Discover is a combined credit card payment network and card-issuing bank. It ranks fourth as a network behind the titans Visa, Mastercard and American Express. However, Amex is the only other of these that is both a lender as well as network.

Capital One’s market cap is $52bn and it expects this combination to be transformative enough to boost earnings per share by more than 15 per cent in 2027. Digital commerce only continues to proliferate, making it increasingly lucrative to be a toll collector. But ambitious deals in financial services are never easy to pull off.

Visa and Mastercard collectively have an equity value of $1tn. Stripe, the payments plumbing company, at its private valuation peak clocked in at $95bn.
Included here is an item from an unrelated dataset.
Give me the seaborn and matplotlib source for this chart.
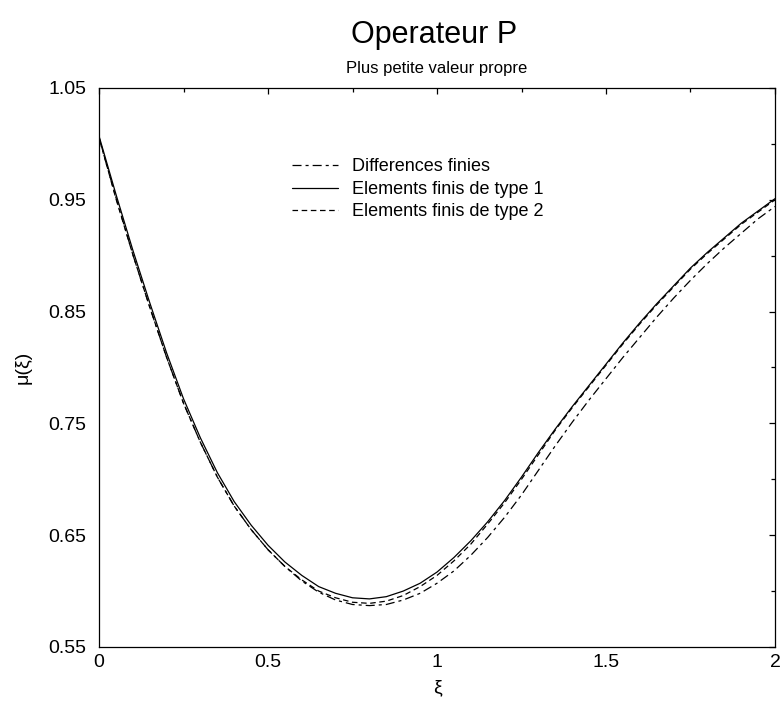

Klarna, the money-losing buy now, pay later start-up, once hit $45bn. These companies may be simply rent seekers. Or they are enabling secure electronic transactions at light speed around the globe. But there is a clear sense that scale matters in payments and there will be big winners who take all.

Capital One itself has been a success story as an upstart lender. It has emphasised its technology prowess in building a digital-first bank. While it has a credit card loan book of $137bn, it also has issued a significant volume of auto and commercial loans.

Its shares have risen a healthy 69 per cent in the past five years — but vastly trailing Mastercard and Visa. And so to keep up, it will pay up. While Capital One trades at 1.4 times tangible book value, it will pay 2.6 times for Discover, inclusive of a 27 per cent premium owed to shareholders. (American Express trades at 6 times book value).

Capital One says it can wring out $2.7bn worth of annual efficiencies, roughly split between cost cuts and squishy “network synergies”. To judge the chances of achieving that, consider some history.

The defunct retailer Sears launched the Discover card in the 1980s, eventually appending it to the Dean Witter retail brokerage.

In the 1990s, the pair merged with the posh Morgan Stanley. Within a decade, Morgan Stanley had spun off Discover as a standalone consumer enterprise, acknowledging the benefits of the combination were not there. 

Capital One and Discovery are a far more logical fit. Still, buyers’ remorse often sets in when the credit card bill arrives.